* Aim of the task
Leave out the pictures, and write out exactly the lines from the beginning of the material to the line holding "SPOT_SOLID_ONLY = [True, True, False]", that line included, and nothing else.

* Input for this task
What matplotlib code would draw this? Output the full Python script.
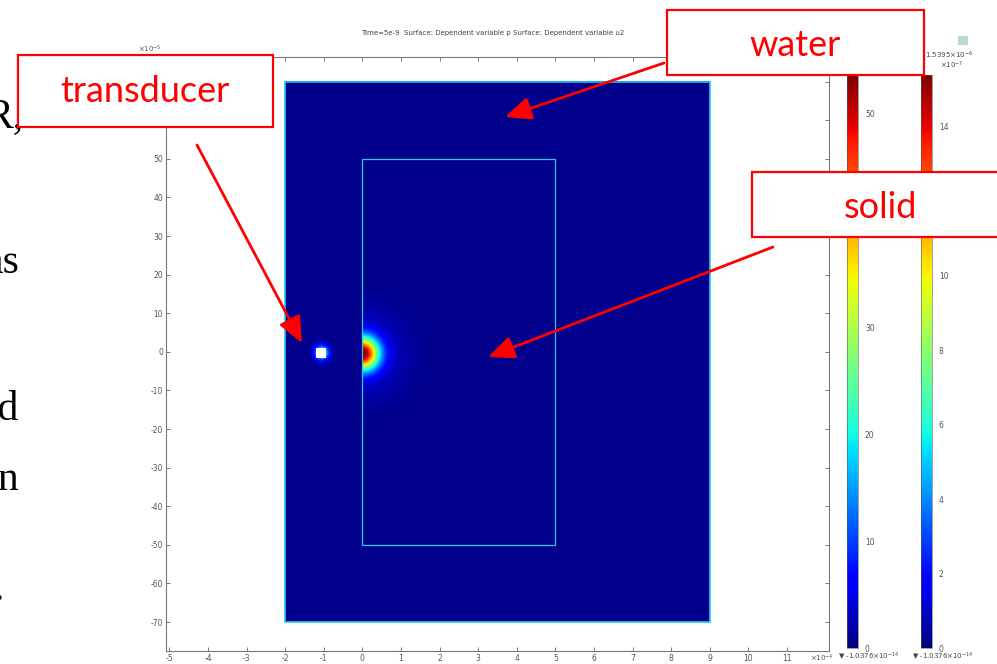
"""COMSOL-style snapshot of the acoustic field (transducer / water / solid), slide crop."""
import numpy as np
import matplotlib
matplotlib.use("Agg")
import matplotlib.pyplot as plt
from matplotlib.patches import Rectangle, FancyArrowPatch
from matplotlib.colors import Normalize
from matplotlib.cm import ScalarMappable

plt.rcParams["axes.unicode_minus"] = False

W, H = 997, 664

# geometry: x in units of 1e-4, y in units of 1e-5
WATER_X = [-2, 9]
WATER_Y = [-70, 70]
SOLID_X = [0, 5]
SOLID_Y = [-50, 50]
X_TICKS = list(range(-5, 12))
Y_TICKS = list(range(-70, 71, 10))

# field hot spots (x, y, relative amplitude, width in x-units)
SPOT_X = [0.0, 0.0, -1.05]
SPOT_Y = [-0.5, -0.5, -0.3]
SPOT_AMP = [0.95, 0.09, 0.45]
SPOT_SIGMA = [0.29, 0.7, 0.13]
SPOT_SOLID_ONLY = [True, True, False]

# colour legends
CB1_MAX = 53.6
CB1_TICKS = [0, 10, 20, 30, 40, 50]
CB2_MAX = 15.395
CB2_TICKS = [0, 2, 4, 6, 8, 10, 14]
CB2_TOP = ["1.5395×10$^{-6}$", "×10$^{-7}$"]
CB_MIN = "▼ -1.0376×10$^{-14}$"

TITLE = "Time=5e-9  Surface: Dependent variable p Surface: Dependent variable u2"
LABELS = ["transducer", "water", "solid"]
SLIDE_TEXT = ["R,", "as", "ed", "on", "."]


def fx(x):
    return x / W


def fy(y):
    return 1 - y / H


fig = plt.figure(figsize=(W / 100, H / 100), dpi=100)

# ---- main field axes ------------------------------------------------------
ax = fig.add_axes([fx(166), fy(651), (829 - 166) / W, (651 - 57) / H])
ax.set_xlim(-5.09, 12.09)
ax.set_ylim(-77.5, 76.4)

xg = np.linspace(WATER_X[0], WATER_X[1], 1101)
yg = np.linspace(WATER_Y[0], WATER_Y[1], 1401)
X, Y = np.meshgrid(xg, yg)
field = np.zeros_like(X)
for x0, y0, a, s, solid in zip(SPOT_X, SPOT_Y, SPOT_AMP, SPOT_SIGMA, SPOT_SOLID_ONLY):
    g = a * np.exp(-((X - x0) ** 2 + ((Y - y0) / 10) ** 2) / (2 * s ** 2))
    if solid:
        g = np.where(X >= 0, g, 0)
    field += g
ax.imshow(field, extent=[*WATER_X, *WATER_Y], origin="lower", cmap="jet",
          vmin=-0.012, vmax=1, aspect="auto", interpolation="bilinear", zorder=1)
ax.add_patch(Rectangle((WATER_X[0], WATER_Y[0]), WATER_X[1] - WATER_X[0],
                       WATER_Y[1] - WATER_Y[0], fill=False, ec="#22c8f0", lw=1.2, zorder=3))
ax.add_patch(Rectangle((SOLID_X[0], SOLID_Y[0]), SOLID_X[1] - SOLID_X[0],
                       SOLID_Y[1] - SOLID_Y[0], fill=False, ec="#2cc8ee", lw=0.9, zorder=3))
# saturated transducer spot
ax.add_patch(Rectangle((-1.2, -1.6), 0.25, 2.5, fc="white", ec="none", zorder=2))

ax.set_xticks(X_TICKS)
ax.set_yticks(Y_TICKS)
ax.tick_params(direction="in", length=3, width=0.6, color="#666", labelsize=5.5,
               labelcolor="#555", top=True, right=True, pad=2)
for sp in ax.spines.values():
    sp.set_color("#777")
    sp.set_linewidth(0.8)
fig.text(fx(810), fy(658), "×10$^{-4}$", fontsize=5, color="#555", va="center")
fig.text(fx(138), fy(49), "×10$^{-5}$", fontsize=5, color="#555", va="center")
fig.text(fx(361), fy(33), TITLE, fontsize=5, color="#444", va="center")

# ---- colour legends -------------------------------------------------------
cmap = plt.get_cmap("jet")
for left, vmax, ticks in ((847, CB1_MAX, CB1_TICKS), (921, CB2_MAX, CB2_TICKS)):
    cax = fig.add_axes([fx(left), fy(648), 11 / W, (648 - 75) / H])
    cb = fig.colorbar(ScalarMappable(Normalize(0, vmax), cmap), cax=cax, ticks=ticks)
    cb.outline.set_linewidth(0.4)
    cb.outline.set_edgecolor("#555")
    cax.tick_params(length=0, labelsize=5.5, labelcolor="#555", pad=5)
fig.text(fx(838), fy(657), CB_MIN, fontsize=5, color="#444", va="center")
fig.text(fx(912), fy(657), CB_MIN, fontsize=5, color="#444", va="center")
fig.text(fx(925), fy(55), CB2_TOP[0], fontsize=5, color="#444", va="center")
fig.text(fx(940), fy(65), CB2_TOP[1], fontsize=5, color="#444", va="center")
fig.add_artist(Rectangle((fx(958), fy(45)), 10 / W, 9 / H, transform=fig.transFigure,
                         fc="#b9d9d2", ec="none"))

# ---- slide text cut off at the left edge ----------------------------------
for txt, xr, yb in zip(SLIDE_TEXT, [24, 19, 19, 19, 4], [127, 273, 420, 490, 600]):
    fig.text(fx(xr), fy(yb), txt, fontsize=30, family="Liberation Serif",
             ha="right", va="baseline", color="black")

# ---- red call-out boxes and arrows ----------------------------------------
boxes = [(18, 55, 273, 127), (667, 10, 924, 75), (752, 172, 1010, 237)]
centres = [(145, 92), (795, 45), (880, 207)]
for label, (x0, y0, x1, y1), (cx, cy) in zip(LABELS, boxes, centres):
    fig.add_artist(Rectangle((fx(x0), fy(y1)), (x1 - x0) / W, (y1 - y0) / H,
                             transform=fig.transFigure, fc="white", ec="red",
                             lw=1.6, zorder=10))
    fig.text(fx(cx), fy(cy), label, fontsize=26, family="Lato", color="red",
             ha="center", va="center", zorder=11)

arrows = [((197, 145), (302, 343)), ((664, 63), (505, 117)), ((773, 247), (488, 357))]
for (xa, ya), (xb, yb) in arrows:
    fig.add_artist(FancyArrowPatch((fx(xa), fy(ya)), (fx(xb), fy(yb)),
                                   transform=fig.transFigure,
                                   arrowstyle="-|>,head_length=0.8,head_width=0.35",
                                   mutation_scale=20, color="red", lw=2.0,
                                   shrinkA=0, shrinkB=0, zorder=12))

fig.savefig("out.png", dpi=100)
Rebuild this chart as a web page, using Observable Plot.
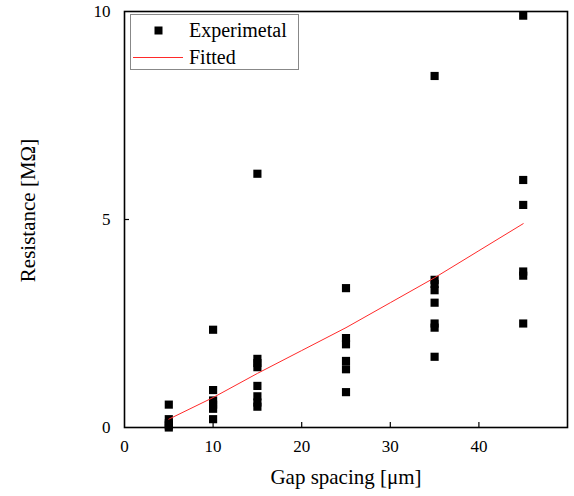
<!DOCTYPE html>
<html><head><meta charset="utf-8">
<script src="https://cdn.jsdelivr.net/npm/d3@7"></script>
<script src="https://cdn.jsdelivr.net/npm/@observablehq/plot@0.6"></script>
<style>
body{margin:0;background:#fff;}
#wrap{position:relative;width:574px;height:496px;font-family:"Liberation Serif","Times New Roman",serif;}
#legend{position:absolute;left:130px;top:14px;width:169px;height:56px;border:1px solid #888;background:#fff;box-sizing:border-box;}
#legend .row{position:absolute;left:58px;font-size:20px;line-height:20px;color:#000;}
</style></head>
<body><div id="wrap"></div>
<script>
const gapX = [5,5,5,5,5, 10,10,10,10,10,10, 15,15,15,15,15,15,15,15, 25,25,25,25,25,25, 35,35,35,35,35,35,35,35, 45,45,45,45,45,45];
const resistance = [0.55,0.2,0.1,0.05,0.0, 2.35,0.9,0.65,0.55,0.45,0.2, 6.1,1.65,1.55,1.45,1.0,0.75,0.6,0.5, 3.35,2.15,2.0,1.6,1.4,0.85, 8.45,3.55,3.45,3.3,3.0,2.5,2.4,1.7, 9.9,5.95,5.35,3.75,3.65,2.5];
const fitX = [5,10,15,20,25,30,35,40,45];
const fitY = [0.2,0.72,1.3,1.85,2.4,3.0,3.6,4.25,4.9];
const xTicks = [0,10,20,30,40];
const yTicks = [0,5,10];
const legendLabels = ["Experimetal","Fitted"];

const pts = gapX.map((x,i)=>({x, y: resistance[i]}));
const fit = fitX.map((x,i)=>({x, y: fitY[i]}));

const chart = Plot.plot({
  width: 574, height: 496,
  marginLeft: 124, marginRight: 7, marginTop: 11, marginBottom: 69,
  style: {fontFamily: '"Liberation Serif","Times New Roman",serif', fontSize: "17px", color: "#000", background: "#fff"},
  x: {domain: [0,50]},
  y: {domain: [0,10]},
  marks: [
    Plot.axisX({ticks: xTicks, tickSize: 0, tickPadding: 12, tickFormat: d=>String(d), fontSize: 17, label: null}),
    Plot.axisX({ticks: xTicks.slice(1), tickSize: 5, text: null, dy: -5, strokeWidth: 1.2, label: null}),
    Plot.axisY({ticks: yTicks, tickSize: 0, tickPadding: 14, tickFormat: d=>String(d), fontSize: 17, label: null}),
    Plot.axisY({ticks: [5], tickSize: 5, text: null, dx: 5, strokeWidth: 1.2, label: null}),
    Plot.text(["Gap spacing [μm]"], {frameAnchor: "bottom", dy: 56, fontSize: 21}),
    Plot.text(["Resistance [MΩ]"], {frameAnchor: "left", textAnchor: "middle", dx: -96, dy: -9, rotate: -90, fontSize: 21}),
    Plot.dot(pts, {x: "x", y: "y", symbol: "square", r: 4.6, fill: "#000", stroke: "none"}),
    Plot.line(fit, {x: "x", y: "y", stroke: "#ff2a2a", strokeWidth: 1}),
    Plot.frame({stroke: "#000", strokeWidth: 1.6})
  ]
});
const wrap = document.getElementById("wrap");
wrap.appendChild(chart);
const lg = document.createElement("div");
lg.id = "legend";
lg.innerHTML = `
<svg width="60" height="56" style="position:absolute;left:0;top:0">
<rect x="23.5" y="11.5" width="8" height="8" fill="#000"/>
<line x1="2" x2="52" y1="42.5" y2="42.5" stroke="#ff2a2a" stroke-width="1"/>
</svg>
<div class="row" style="top:5px">${legendLabels[0]}</div>
<div class="row" style="top:32px">${legendLabels[1]}</div>`;
wrap.appendChild(lg);
</script></body></html>
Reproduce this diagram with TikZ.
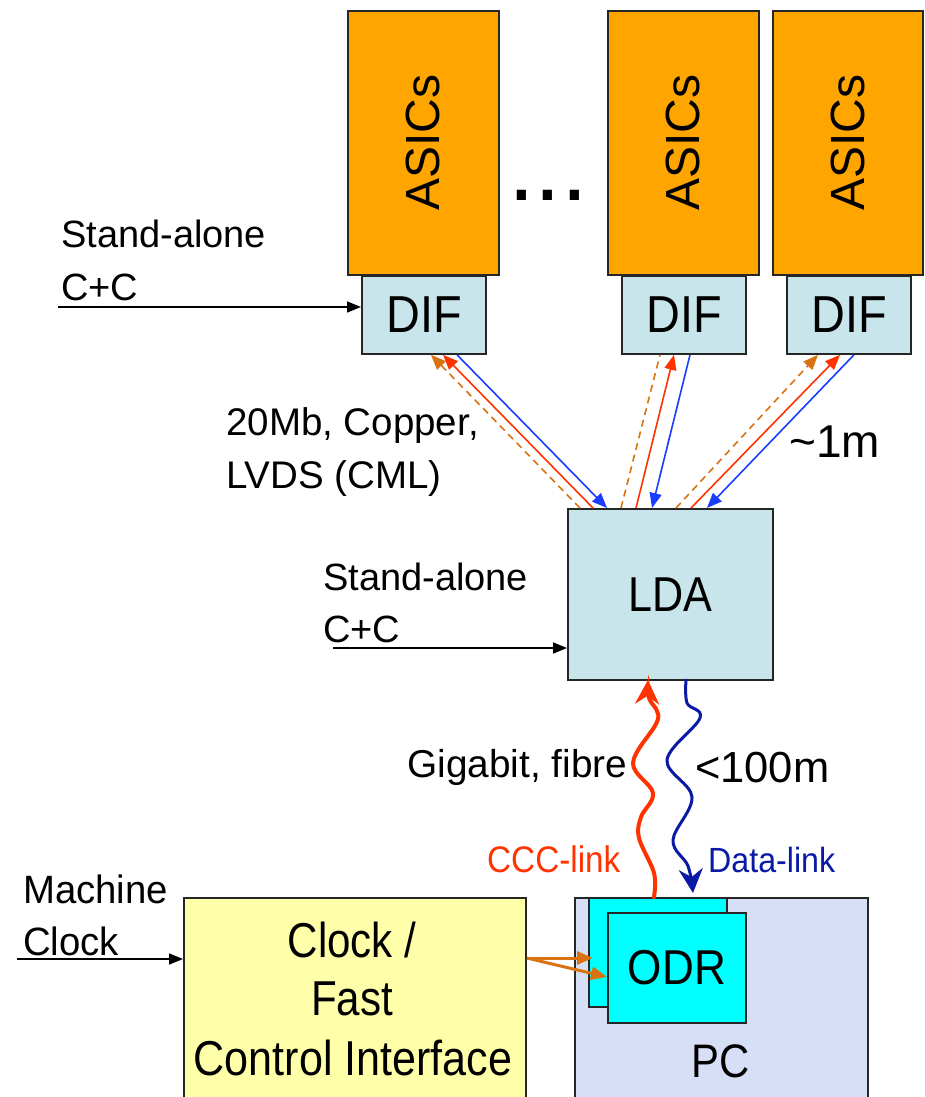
\documentclass[tikz,border=0pt]{standalone}
\usepackage{fontspec}
\setmainfont{Liberation Sans}
\usepackage{graphicx}
\usetikzlibrary{arrows.meta}
\definecolor{asicc}{HTML}{FFA500}
\definecolor{difc}{HTML}{C7E5EA}
\definecolor{clkc}{HTML}{FFFFAA}
\definecolor{pcc}{HTML}{D7DFF6}
\definecolor{odrc}{HTML}{00FFFF}
\definecolor{redl}{HTML}{FF3300}
\definecolor{bluel}{HTML}{1A3CFF}
\definecolor{dbluel}{HTML}{0A1AA5}
\definecolor{orl}{HTML}{D97310}
\newcommand{\fsz}[1]{\fontsize{#1}{#1}\selectfont}
\newcommand{\xsc}[2]{\scalebox{#1}[1]{#2}}
\begin{document}
\begin{tikzpicture}[x=1pt,y=-1pt,
  box/.style={draw=black!85, line width=1.8pt, anchor=north west, inner sep=0pt},
  lbl/.style={anchor=base west, inner sep=0pt},
  clbl/.style={anchor=base, inner sep=0pt},
  thinarr/.style={line width=1.6pt, -{Triangle[length=15pt,width=12pt]}},
  redc/.style={thinarr, draw=redl, -{Triangle[length=15pt,width=12pt]}},
  bluec/.style={thinarr, draw=bluel},
  orc/.style={thinarr, draw=orl, dash pattern=on 7pt off 5pt},
  blkarr/.style={line width=1.6pt, draw=black, -{Triangle[length=14pt,width=11pt]}},
  orarr/.style={line width=3pt, draw=orl, -{Triangle[length=16pt,width=13pt]}},
  wave/.style={line width=4pt, line cap=round, -{Stealth[length=24pt,width=24pt,inset=8pt]}}
]
\useasboundingbox (0,0) rectangle (924,1097);
\clip (0,0) rectangle (924,1097);

% ASICs
\node[box, fill=asicc, minimum width=151pt, minimum height=264pt] (as1) at (347,10) {};
\node[box, fill=asicc, minimum width=151pt, minimum height=264pt] (as2) at (607,10) {};
\node[box, fill=asicc, minimum width=150pt, minimum height=264pt] (as3) at (772,10) {};
\node[rotate=90, inner sep=0pt] (t1) at (as1.center) {\fsz{48}ASICs};
\node[rotate=90, inner sep=0pt] (t2) at (as2.center) {\fsz{48}ASICs};
\node[rotate=90, inner sep=0pt] (t3) at (as3.center) {\fsz{48}ASICs};
\node[lbl] (dots) at (508,200) {\fsz{96}...};

% DIFs
\node[box, fill=difc, minimum width=124pt, minimum height=78pt] (dif1) at (361,275) {\fsz{52}\xsc{0.9}{DIF}};
\node[box, fill=difc, minimum width=124pt, minimum height=78pt] (dif2) at (621,275) {\fsz{52}\xsc{0.9}{DIF}};
\node[box, fill=difc, minimum width=124pt, minimum height=78pt] (dif3) at (786,275) {\fsz{52}\xsc{0.9}{DIF}};

% LDA
\node[box, fill=difc, minimum width=205pt, minimum height=171pt] (lda) at (567,508) {\fsz{49}\xsc{0.88}{LDA}};

% DIF <-> LDA links
\draw[orc] (580,0 |- lda.north) -- (431,0 |- dif1.south);
\draw[redc] (593,0 |- lda.north) -- (443,0 |- dif1.south);
\draw[bluec] (457,0 |- dif1.south) -- (607,0 |- lda.north);
\draw[orc, -] (621,0 |- lda.north) -- (660,0 |- dif2.south);
\draw[redc] (636,0 |- lda.north) -- (674,0 |- dif2.south);
\draw[bluec] (690,0 |- dif2.south) -- (652,0 |- lda.north);
\draw[orc] (676,0 |- lda.north) -- (818,0 |- dif3.south);
\draw[redc] (691,0 |- lda.north) -- (840,0 |- dif3.south);
\draw[bluec] (854,0 |- dif3.south) -- (707,0 |- lda.north);

% Stand-alone labels
\node[lbl] (sa1a) at (61,247) {\fsz{38}Stand-alone};
\node[lbl] (sa1b) at (61,300) {\fsz{38}C+C};
\coordinate (sa1) at (58,307);
\draw[blkarr] (sa1) -- (sa1 -| dif1.west);

\node[lbl] (sa2a) at (323,590) {\fsz{38}Stand-alone};
\node[lbl] (sa2b) at (323,642) {\fsz{38}C+C};
\coordinate (sa2) at (333,648);
\draw[blkarr] (sa2) -- (sa2 -| lda.west);

\node[lbl] (cu1) at (226,435) {\fsz{38.5}20Mb, Copper,};
\node[lbl] (cu2) at (226,488) {\fsz{38.5}LVDS (CML)};
\node[lbl] (len1) at (789,457) {\fsz{46}\textasciitilde1m};

% bottom boxes
\node[box, fill=pcc, minimum width=293pt, minimum height=260pt] (pc) at (574,897) {};
\node[box, fill=odrc, minimum width=138pt, minimum height=109pt] (odrb) at (588,897) {};
\node[box, fill=odrc, minimum width=138pt, minimum height=110pt] (odrf) at (607,912) {\fsz{49}\xsc{0.9}{ODR}};
\node[clbl] (pct) at (721,1077) {\fsz{47}\xsc{0.89}{PC}};

\node[box, fill=clkc, minimum width=342pt, minimum height=260pt] (clk) at (183,897) {};
\node[clbl] (ck1) at (352,957) {\fsz{49}\xsc{0.86}{Clock /}};
\node[clbl] (ck2) at (352,1015) {\fsz{49}\xsc{0.86}{Fast}};
\node[clbl] (ck3) at (353,1075) {\fsz{49}\xsc{0.88}{Control Interface}};

\node[lbl] (mc1) at (23,903) {\fsz{39.5}\xsc{0.97}{Machine}};
\node[lbl] (mc2) at (23,955) {\fsz{39.5}\xsc{0.97}{Clock}};
\coordinate (mc) at (17,959);
\draw[blkarr] (mc) -- (mc -| clk.west);

\coordinate (ckout) at (clk.east |- 0,958);
\draw[orarr] (ckout) -- (593,0 |- 0,958);
\draw[orarr] (ckout) -- (odrf.west |- 0,977);

% gigabit links
\draw[wave, draw=redl] plot[smooth, tension=0.6] coordinates {(654,897) (654,873) (639,838) (641,817) (653,793) (633,763) (656,724) (657,711) (649,698) (648,680)};
\draw[wave, draw=dbluel, line width=3pt] plot[smooth, tension=0.6] coordinates {(686,680) (687,703) (700,718) (667,760) (692,797) (673,840) (688,866) (693,893)};

\node[lbl] (gig) at (407,777) {\fsz{38.8}Gigabit, fibre};
\node[lbl] (len2) at (695,782) {\fsz{43.5}<100m};
\node[lbl, text=redl] (ccc) at (487,872) {\fsz{37}\xsc{0.9}{CCC-link}};
\node[lbl, text=dbluel] (dat) at (708,872) {\fsz{35}\xsc{0.92}{Data-link}};
\end{tikzpicture}
\end{document}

* Response
What matplotlib code would draw this? Output the full Python script.
"""COMSOL-style snapshot of the acoustic field (transducer / water / solid), slide crop."""
import numpy as np
import matplotlib
matplotlib.use("Agg")
import matplotlib.pyplot as plt
from matplotlib.patches import Rectangle, FancyArrowPatch
from matplotlib.colors import Normalize
from matplotlib.cm import ScalarMappable

plt.rcParams["axes.unicode_minus"] = False

W, H = 997, 664

# geometry: x in units of 1e-4, y in units of 1e-5
WATER_X = [-2, 9]
WATER_Y = [-70, 70]
SOLID_X = [0, 5]
SOLID_Y = [-50, 50]
X_TICKS = list(range(-5, 12))
Y_TICKS = list(range(-70, 71, 10))

# field hot spots (x, y, relative amplitude, width in x-units)
SPOT_X = [0.0, 0.0, -1.05]
SPOT_Y = [-0.5, -0.5, -0.3]
SPOT_AMP = [0.95, 0.09, 0.45]
SPOT_SIGMA = [0.29, 0.7, 0.13]
SPOT_SOLID_ONLY = [True, True, False]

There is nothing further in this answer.